Extracted data entries:
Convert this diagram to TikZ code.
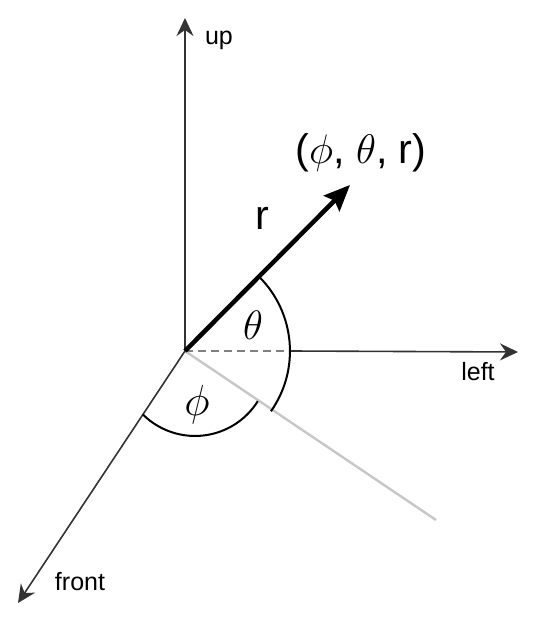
\documentclass[tikz,border=0pt]{standalone}
\usepackage{fontspec}
\setmainfont{Liberation Sans}
\usetikzlibrary{arrows.meta}

\begin{document}
\begin{tikzpicture}[x=1pt,y=1pt,
		axis/.style={draw=black!80, line width=1.6pt, -{Stealth[length=18pt,width=17pt,inset=6pt]}},
		axislabel/.style={font=\fontsize{25}{29}\selectfont},
		anglearc/.style={draw=black, line width=2pt},
		biglabel/.style={font=\Huge, scale=1.66}
	]
		\useasboundingbox (0,0) rectangle (540,627);
		% points
		\coordinate (O) at (185,276);
		\coordinate (up) at (185,609);
		\coordinate (left) at (518,275);
		\coordinate (front) at (18,24);
		\coordinate (proj) at (436,107);
		\coordinate (dashend) at (290,276);
		\coordinate (rtip) at (350,442);
		\coordinate (thetastart) at (259.2,350.2);
		\coordinate (phistart) at (142.7,212.7);
		% projection and helper lines
		\draw[black!22, line width=2.4pt] (O) -- (proj);
		\draw[black!50, line width=2pt, dash pattern=on 8pt off 5pt] (O) -- (dashend);
		% axes
		\draw[axis] (O) -- (up);
		\draw[axis] (dashend) -- (left);
		\draw[axis] (O) -- (front);
		% angles
		\draw[anglearc] (thetastart) arc[start angle=45, end angle=-35, radius=105];
		\draw[anglearc] (phistart) arc[start angle=225, end angle=328, radius=74];
		% r vector
		\draw[black, line width=4.5pt, -{Stealth[length=26pt,width=22pt,inset=4pt]}] (O) -- (rtip);
		% labels
		\node[axislabel] (uplabel) at (219,587) {up};
		\node[axislabel] (leftlabel) at (478,255) {left};
		\node[axislabel] (frontlabel) at (80,45) {front};
		\node[biglabel] (rlabel) at (262,409) {r};
		\node[biglabel] (point) at (361,474) {($\phi$, $\theta$, r)};
		\node[font=\Huge, scale=1.65] (thetalabel) at (253,302) {$\theta$};
		\node[font=\Huge, scale=1.75] (philabel) at (197,222) {$\phi$};
	\end{tikzpicture}
\end{document}
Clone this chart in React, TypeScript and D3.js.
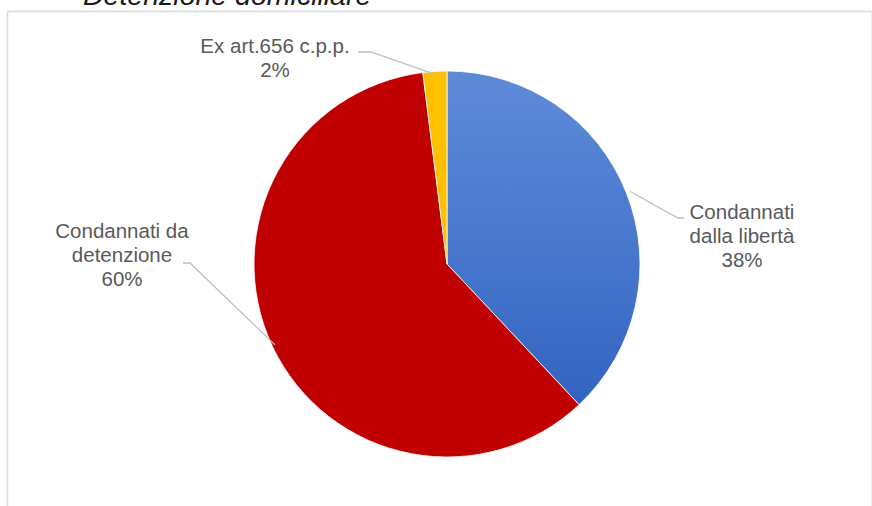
import React from "react";
import * as d3 from "d3";

const categories = ["Condannati dalla libertà", "Condannati da detenzione", "Ex art.656 c.p.p."];
const values = [38, 60, 2];
const labelLines = [["Condannati", "dalla libertà"], ["Condannati da", "detenzione"], ["Ex art.656 c.p.p."]];
const percentLabels = ["38%", "60%", "2%"];
const title = "Detenzione domiciliare";

const W = 872;
const H = 506;
const cx = 447;
const cy = 264;
const R = 193;

// label layout: center x, first baseline, leader attach point (x,y) and elbow x
const labelLayout = [
  { x: 742, y: 219, ax: 684, ay: 218, ex: 678 },
  { x: 122, y: 238, ax: 183, ay: 263, ex: 190 },
  { x: 275, y: 53, ax: 358, ay: 52, ex: 371 },
];

const fills = ["url(#blueGrad)", "#C00000", "#FFC000"];

export default function App() {
  const pie = d3.pie<number>().sort(null).value((d) => d);
  const arcs = pie(values);
  const arc = d3.arc<d3.PieArcDatum<number>>().innerRadius(0).outerRadius(R);
  const lineH = 24;

  return (
    <svg width={W} height={H} style={{ position: "absolute", left: 0, top: 0, background: "#fff" }}
      fontFamily="'Liberation Sans', Arial, sans-serif">
      <defs>
        <linearGradient id="blueGrad" x1="0" y1={-R} x2="0" y2={R} gradientUnits="userSpaceOnUse">
          <stop offset="0" stopColor="#5E8AD8" />
          <stop offset="0.5" stopColor="#4676CC" />
          <stop offset="1" stopColor="#2C5BBE" />
        </linearGradient>
      </defs>
      <rect x={0} y={0} width={W} height={H} fill="#fff" />
      {/* chart frame */}
      <line x1={7.5} y1={11.5} x2={W} y2={11.5} stroke="#d9d9d9" strokeWidth={1.5} />
      <line x1={7.5} y1={11.5} x2={7.5} y2={H} stroke="#d9d9d9" strokeWidth={1.5} />
      <line x1={W - 0.5} y1={11.5} x2={W - 0.5} y2={H} stroke="#eeeeee" strokeWidth={1} />
      <text x={83} y={5} fontSize={28.5} fontStyle="italic" fill="#1a1a1a">{title}</text>
      <g transform={`translate(${cx},${cy})`}>
        {arcs.map((a, i) => (
          <path key={categories[i]} d={arc(a) || ""} fill={fills[i]} stroke="#fff" strokeWidth={0.8} />
        ))}
      </g>
      {arcs.map((a, i) => {
        const mid = (a.startAngle + a.endAngle) / 2;
        const rr = i === 0 ? R + 4 : R - 3;
        const px = cx + Math.sin(mid) * rr;
        const py = cy - Math.cos(mid) * rr;
        const L = labelLayout[i];
        return (
          <polyline key={"l" + i} points={`${L.ax},${L.ay} ${L.ex},${L.ay} ${px},${py}`}
            fill="none" stroke="#bfbfbf" strokeWidth={1.3} />
        );
      })}
      {arcs.map((a, i) => {
        const L = labelLayout[i];
        const lines = [...labelLines[i], percentLabels[i]];
        return (
          <text key={"t" + i} x={L.x} y={L.y} textAnchor="middle" fontSize={20.5} fill="#595959">
            {lines.map((s, k) => (
              <tspan key={k} x={L.x} y={L.y + k * lineH}>{s}</tspan>
            ))}
          </text>
        );
      })}
    </svg>
  );
}
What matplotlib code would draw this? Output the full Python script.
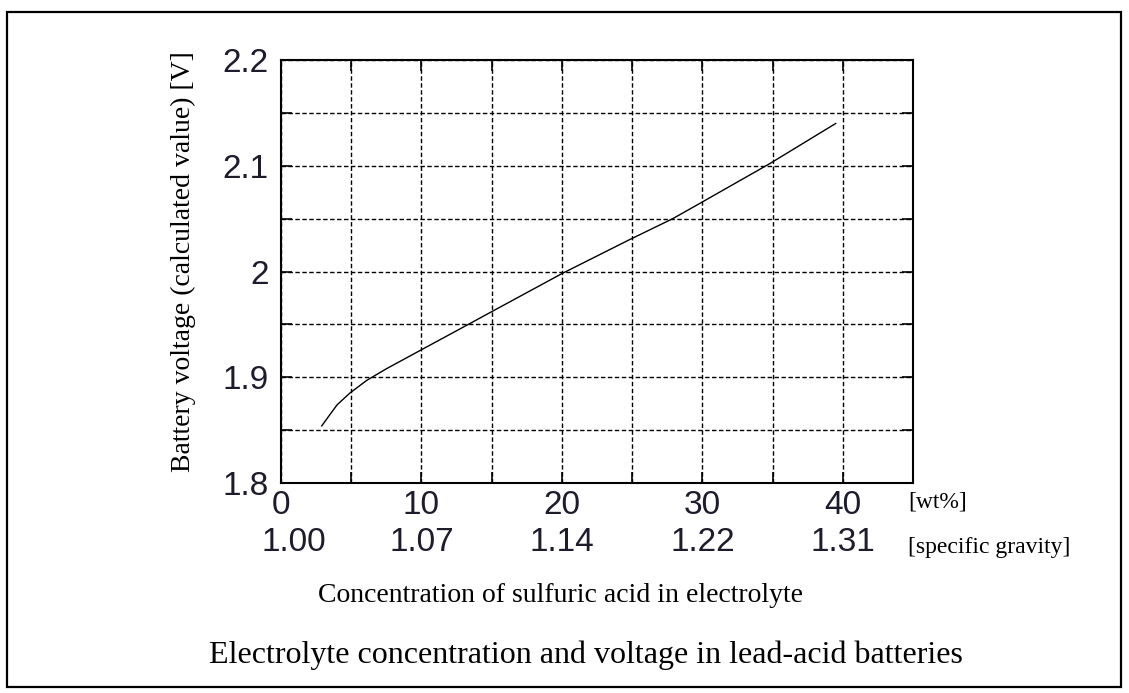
import numpy as np
import matplotlib
matplotlib.use("Agg")
import matplotlib.pyplot as plt
from matplotlib.patches import Rectangle
from matplotlib.transforms import ScaledTranslation

# ── Data ──────────────────────────────────────────────────────────────────────
wt_pct  = [2.9, 3.5, 4.0, 4.9, 6.1, 7.5, 10.0, 13.2, 15.0, 20.0, 24.8, 27.9, 29.9, 34.8, 39.5]
voltage = [1.854, 1.865, 1.874, 1.885, 1.897, 1.908, 1.926, 1.949, 1.962, 1.998, 2.030,
           2.050, 2.065, 2.102, 2.140]

x_ticks       = [0, 5, 10, 15, 20, 25, 30, 35, 40, 45]
x_ticklabels  = ["0", "", "10", "", "20", "", "30", "", "40", ""]
y_ticks       = [1.80, 1.85, 1.90, 1.95, 2.00, 2.05, 2.10, 2.15, 2.20]
y_ticklabels  = ["1.8", "", "1.9", "", "2", "", "2.1", "", "2.2"]
sg_wt         = [0, 10, 20, 30, 40]
sg_labels     = ["1.00", "1.07", "1.14", "1.22", "1.31"]

SERIF = "Liberation Serif"
SANS  = "Liberation Sans"
TICK_COLOR = "#1c1c2c"

W, H = 1129, 693
fig = plt.figure(figsize=(W / 100, H / 100), dpi=100)
fig.patch.set_facecolor("white")

# axes box in pixels: left 281, right 913, top 60, bottom 483
ax = fig.add_axes([281 / W, 1 - 483 / H, 632 / W, 423 / H])

ax.plot(wt_pct, voltage, color="black", linewidth=1.0, zorder=3)

ax.set_xlim(0, 45)
ax.set_ylim(1.8, 2.2)
ax.set_xticks(x_ticks)
ax.set_xticklabels(x_ticklabels)
ax.set_yticks(y_ticks)
ax.set_yticklabels(y_ticklabels)
ax.grid(True, color="black", linewidth=1.0, linestyle=(0, (3.2, 1.8)), zorder=1)

ax.tick_params(direction="in", top=True, right=True, length=8, width=1.2,
               labelsize=24, labelcolor=TICK_COLOR)
ax.tick_params(axis="x", pad=5)
ax.tick_params(axis="y", pad=9)
for lab in ax.get_xticklabels() + ax.get_yticklabels():
    lab.set_fontfamily(SANS)
for sp in ax.spines.values():
    sp.set_linewidth(1.5)
    sp.set_color("black")

# second row of x labels: specific gravity
trans = ax.get_xaxis_transform()
for i, (xv, lab) in enumerate(zip(sg_wt, sg_labels)):
    dx = 9 if i == 0 else 0
    ax.text(xv, -0.1395, lab, transform=trans + ScaledTranslation(dx / 72, 0, fig.dpi_scale_trans),
            ha="center", va="center", fontsize=24, family=SANS, color=TICK_COLOR,
            clip_on=False)

# unit labels on the right
fig.text(908 / W, 1 - 502 / H, "[wt%]", ha="left", va="center", fontsize=17, family=SERIF)
fig.text(908 / W, 1 - 548 / H, "[specific gravity]", ha="left", va="center",
         fontsize=17, family=SERIF)

# axis labels and caption
fig.text(183 / W, 1 - 262 / H, "Battery voltage (calculated value) [V]", rotation=90,
         ha="center", va="center", fontsize=20, family=SERIF)
fig.text(318 / W, 1 - 595 / H, "Concentration of sulfuric acid in electrolyte",
         ha="left", va="center", fontsize=20, family=SERIF)
fig.text(586 / W, 1 - 655 / H, "Electrolyte concentration and voltage in lead-acid batteries",
         ha="center", va="center", fontsize=23, family=SERIF)

# outer frame
fig.patches.append(Rectangle((7 / W, 1 - 687 / H), (1121 - 7) / W, (687 - 12) / H,
                             transform=fig.transFigure, fill=False,
                             edgecolor="black", linewidth=1.6))

fig.savefig("out.png", dpi=100)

**WHAT THE TASK REQUIRES**
Set down, word for word, the lines from the one holding "Clone this chart" through the one holding "const R = 193;". Skip the pictures.

**FINISHED ANSWER**
Clone this chart in React, TypeScript and D3.js.
import React from "react";
import * as d3 from "d3";

const categories = ["Condannati dalla libertà", "Condannati da detenzione", "Ex art.656 c.p.p."];
const values = [38, 60, 2];
const labelLines = [["Condannati", "dalla libertà"], ["Condannati da", "detenzione"], ["Ex art.656 c.p.p."]];
const percentLabels = ["38%", "60%", "2%"];
const title = "Detenzione domiciliare";

const W = 872;
const H = 506;
const cx = 447;
const cy = 264;
const R = 193;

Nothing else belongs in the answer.